Distributions of Cash

We will distribute the initial cash payments and the percentage-of-revenue payments received from T-Cubed to cable-side shareholders on receipt from T-Cubed. Next, we will pay to the settlement class counsel the fees due to them that are calculated by reference to our revenue. See Certain Transactions. The board of directors has the discretion to determine the time and amount of any distribution other than the initial cash payments, the percentage of revenue payments and the fees of settlement class counsel. All other distributions will be made to all shareholders pro rata. To the extent the board of directors deems it commercially reasonable, we will also distribute cash to shareholders to meet their income tax liabilities arising from holding our shares.

Other than the initial cash payments, the percentage-of-revenue payments and distributions to provide shareholders with cash to meet their income tax liabilities arising from holding our shares, we do not presently intend to make any other distributions of cash to shareholders. Rather, we intend to accumulate cash for use in our business.

Limitations on the Withdrawal of Capital

You will not be entitled to withdraw or reduce your capital account nor will you be entitled to have your membership shares repurchased or redeemed by the Company.

Restrictions on Transferability of Membership Shares

You may not transfer your membership shares except:

  • To a member of your family; or
  • Upon your death.

If your membership shares are involuntarily transferred due to your bankruptcy, divorce or any other cause, the Company will have an option to repurchase all or any portion of your membership shares at a price equal to the lesser of:

  • The value of the portion of your capital account allocable to the involuntary transfer; or
  • The value of your membership shares.

Substitute Members

 

A transferee of your membership shares will have only the economic rights of a shareholder and not the voting and other rights of a member of a Delaware limited liability company unless certain conditions are met, including:

  • The transferee has executed an agreement accepting, adopting and agreeing to be bound by the terms and conditions of our limited liability company agreement;
  • You or the transferee have paid all reasonable expenses of the Company in connection with the admission of the transferee as a substitute member;
  • The transferee has delivered to the Company an opinion of counsel satisfactory to the Company that (A) any such transfer will not cause the Company or any shareholder to violate any federal or state securities laws, and (B) the terms and conditions of the limited liability company agreement;
  • The board of directors approves the transfer.

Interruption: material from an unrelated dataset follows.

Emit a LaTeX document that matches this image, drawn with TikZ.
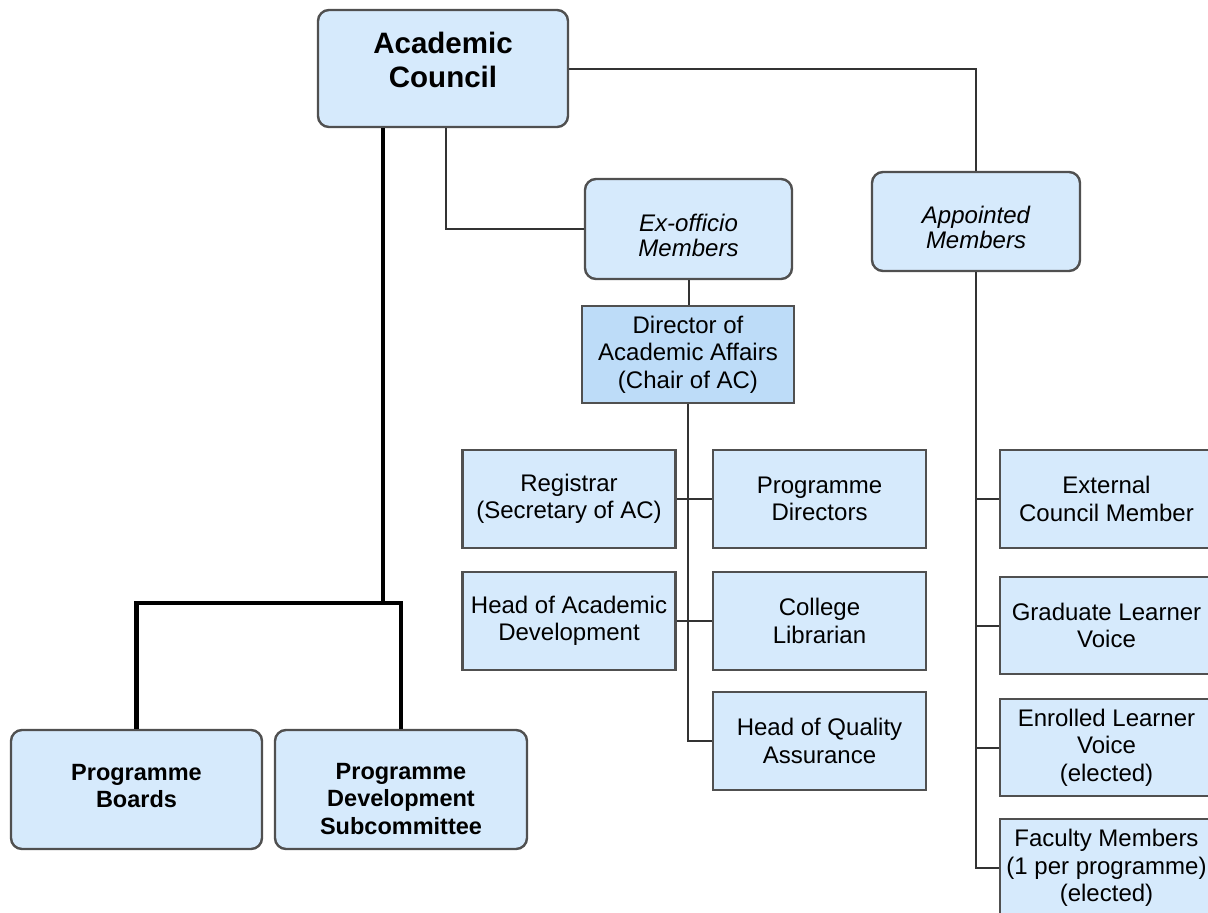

Classes and Series of Membership

The board of directors will establish a series of interests for the purpose of holding, exchanging, developing and distributing property for the benefit of shareholders who contributed easements along the railroad corridors in the T-Cubed lawsuit. The board of directors may establish additional series of interests.

The board of directors will also establish classes of interests within the series in the Company. The initial series of interests will be divided into two classes of shareholders. The first class will be composed of those shareholders who contributed easements along the cable side of the railroad corridors and, the second class will be composed of those shareholders who contributed easements along the non-cable side of the railroad corridors. The two classes will have the same rights, duties and obligations, except with respect to the allocations of net income or losses. The board of directors may establish additional classes of interests.

Limited Liability

Your liability for the debts, obligations, and liabilities of the Company is limited to your investment in the Company. You will not be personally liable for the debts, obligations or liabilities of the Company unless you otherwise agree to be personally liable.

Meetings of Members and Voting Rights

The shareholders will meet annually to elect the board of directors and transact other business that appropriately comes before the meeting. The shareholders will receive more than 10 days but less than 60 days notice of meetings scheduled by the board of directors

As a shareholder, you will each be entitled to 1.0% of the Company's total voting rights for each percentage point of your percentage interest in the Company.

Amendments to the Limited Liability Company Agreement

The board of directors may amend the limited liability company agreement to reflect the admission of shareholders and substitute shareholders. All other amendments must be approved by the board of directors and by shareholders owning more shares voting in favor than against.

Indemnification

Generally, the Company will indemnify any individual who is or was a shareholder or director of the Company against liability and expenses, including attorney fees, incurred by him in any action, suit, or proceeding, in which he is made or threatened to be made a party by reason of being of having been a shareholder or director of the Company unless he is adjudged to have breached or failed to perform the duties of his office and the breach or failure to perform constituted willful misconduct. The Company may fully or partially provide the same rights of indemnification and reimbursement to other individuals who are or were employees or agents of the Company.

Dissolution and Liquidation

The Company will dissolve:

  • On the vote by a majority of the board of directors and by shareholders owning more shares voting in favor than against;
  • On the occurrence of any other event requiring dissolution of the Company under the Delaware Statute.

Distribution on Dissolution or Liquidation

In the event the Company is dissolved or liquidated, the assets of the Company will be distributed in the following order:

  • To the payment of debts and liabilities of the Company, including to shareholders to the extent permitted by law, and the expenses of liquidation;
  • To the setting up of necessary or appropriate reserves for any disputed, contingent or unforeseen liabilities or obligations of the Company;
  • To the setting up of necessary or appropriate reserves for any disputed, contingent or unforeseen liabilities or obligations of the Company;
  • To the shareholders in accordance with their respective capital account balances, as adjusted for the allocation of all income or loss.

Arbitration

Any and all disputes relating to our limited liability company agreement, except disputes regarding the transfer of shareholder interests, will be settled by final and binding arbitration in Washington, D.C.  Any and all disputes regarding the transfer of shareholder interests, however, may be instituted and maintained in any court of competent jurisdiction.

Settlement Class Counsel Compensatory Payment

The limited liability company agreement provides for certain compensation to the settlement class counsel. See Certain Transactions.